Desert locust swarms can stay in the air for very long periods, travelling up to 130km or more a day, the FAO said. A swarm can vary from one square kilometre to several hundred square kilometres with up to 80 million adult locusts in each square kilometre of a swarm.

A swarm the size of Paris can devour as much food as half the population of France, according to the FAO.

Uganda has started to spray swarms of desert locusts that invaded over the weekend, posing a major threat to livestock and key crops such as coffee, a government official said on Monday.

The plague has already caused extensive damage to pastures and crops and threatened food security in several countries in the east and Horn of Africa, including Somalia, Ethiopia and Kenya.

A single swarm of the insects can measure 40km wide by 60km long, according to the FAO.

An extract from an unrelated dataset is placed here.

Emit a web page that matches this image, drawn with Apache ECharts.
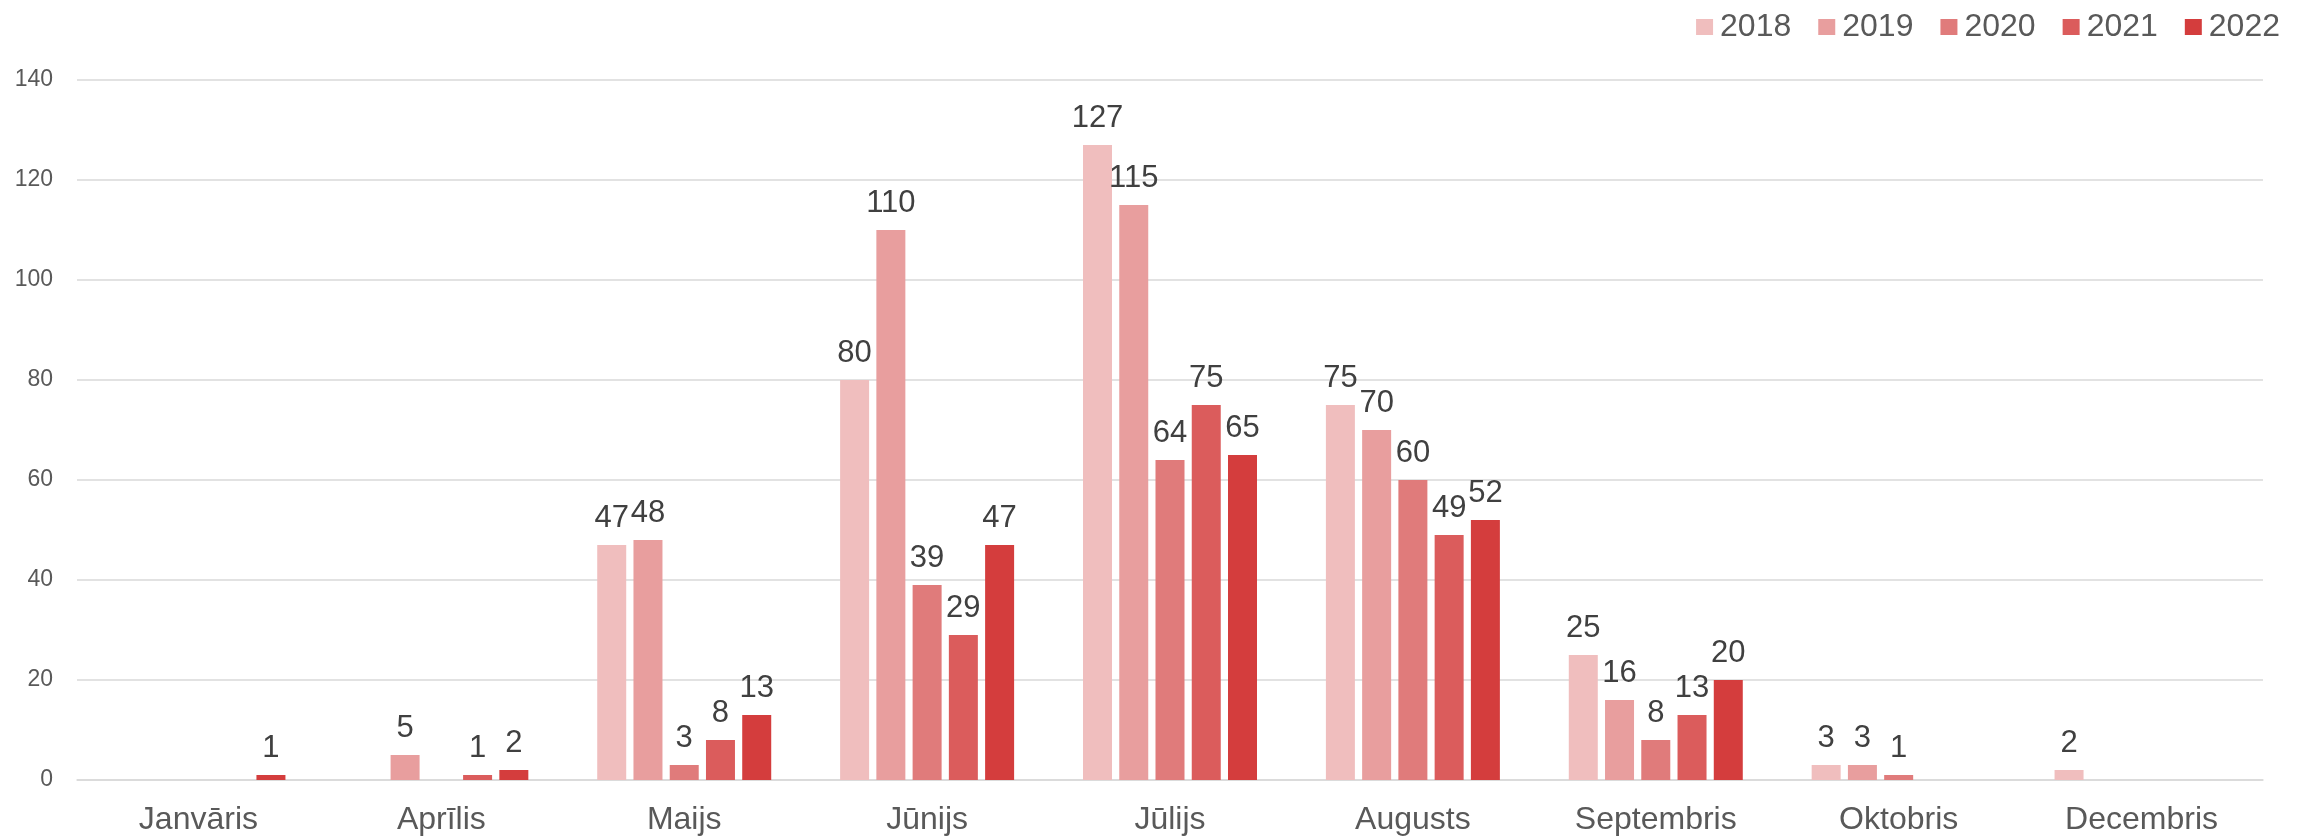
<!DOCTYPE html>
<html>
<head>
<meta charset="utf-8">
<script src="https://cdn.jsdelivr.net/npm/echarts@6/dist/echarts.min.js"></script>
<style>
html,body{margin:0;padding:0;background:#fff;}
#chart{width:2307px;height:839px;}
</style>
</head>
<body>
<div id="chart"></div>
<script>
var categories = ['Janvāris', 'Aprīlis', 'Maijs', 'Jūnijs', 'Jūlijs', 'Augusts', 'Septembris', 'Oktobris', 'Decembris'];
var years = ['2018', '2019', '2020', '2021', '2022'];
var v2018 = [null, null, 47, 80, 127, 75, 25, 3, 2];
var v2019 = [null, 5, 48, 110, 115, 70, 16, 3, null];
var v2020 = [null, null, 3, 39, 64, 60, 8, 1, null];
var v2021 = [null, 1, 8, 29, 75, 49, 13, null, null];
var v2022 = [1, 2, 13, 47, 65, 52, 20, null, null];
var yTicks = [0, 20, 40, 60, 80, 100, 120, 140];

var colors = ['#F0BEBE', '#E89E9E', '#E07B7B', '#DB5C5C', '#D43D3D'];
var values = [v2018, v2019, v2020, v2021, v2022];
var FONT = '"Liberation Sans", Arial, sans-serif';

var series = years.map(function (y, i) {
  return {
    name: y,
    type: 'bar',
    data: values[i],
    barWidth: 29,
    barGap: '25%',
    itemStyle: { color: colors[i] },
    label: {
      show: true,
      position: 'top',
      distance: 11,
      color: '#404040',
      fontSize: 31,
      fontFamily: FONT
    }
  };
});

var chart = echarts.init(document.getElementById('chart'), null, { renderer: 'canvas' });
chart.setOption({
  animation: false,
  backgroundColor: '#ffffff',
  color: colors,
  legend: {
    data: years,
    right: 22,
    top: 6,
    icon: 'rect',
    itemWidth: 17,
    itemHeight: 16,
    itemGap: 27,
    textStyle: { fontSize: 32, color: '#595959', fontFamily: FONT, padding: [0, 0, 0, 2] }
  },
  grid: { left: 77, right: 44, top: 80, bottom: 59, containLabel: false },
  xAxis: {
    type: 'category',
    data: categories,
    axisTick: { show: false },
    axisLine: { lineStyle: { color: '#D9D9D9', width: 1.5 } },
    axisLabel: { color: '#595959', fontSize: 32, fontFamily: FONT, margin: 24 }
  },
  yAxis: {
    type: 'value',
    min: yTicks[0],
    max: yTicks[yTicks.length - 1],
    interval: 20,
    axisLine: { show: false },
    axisTick: { show: false },
    splitLine: { lineStyle: { color: '#D9D9D9', width: 1.5 } },
    axisLabel: { color: '#595959', fontSize: 23, fontFamily: FONT, margin: 24 }
  },
  series: series
});
</script>
</body>
</html>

“We are using motorised sprayers, a drone and manual sprayers,” said Stephen Byantwale, commissioner for crop protection at the ministry of agriculture.

“They [locusts] are spreading like wildfire, so they are a real, major threat.”

The FAO warned in a report on Monday that locusts were continuing to breed in the Horn of Africa, which would lead to more insects in Ethiopia, Somalia and Kenya, with new swarms forming next month and in April.

“There is an unprecedented threat to food security and livelihoods in the region,” the UN agency said.

The swarms entered Uganda in the northeastern region of Karamoja on Sunday. Byantwale said if their movement was unchallenged, they were expected to move further south, threatening fields of crops that include coffee, rice, maize, and others.

Coffee is one of Uganda’s major exports and a key source of foreign exchange. The country is Africa’s biggest exporter of the coffee beans.

Byantwale said the foliage-devouring swarms were also a major threat to the Kidepo National Park found in the northeast of Uganda and one of the biggest in the country where visitors can see giraffes, zebras, and buffalo.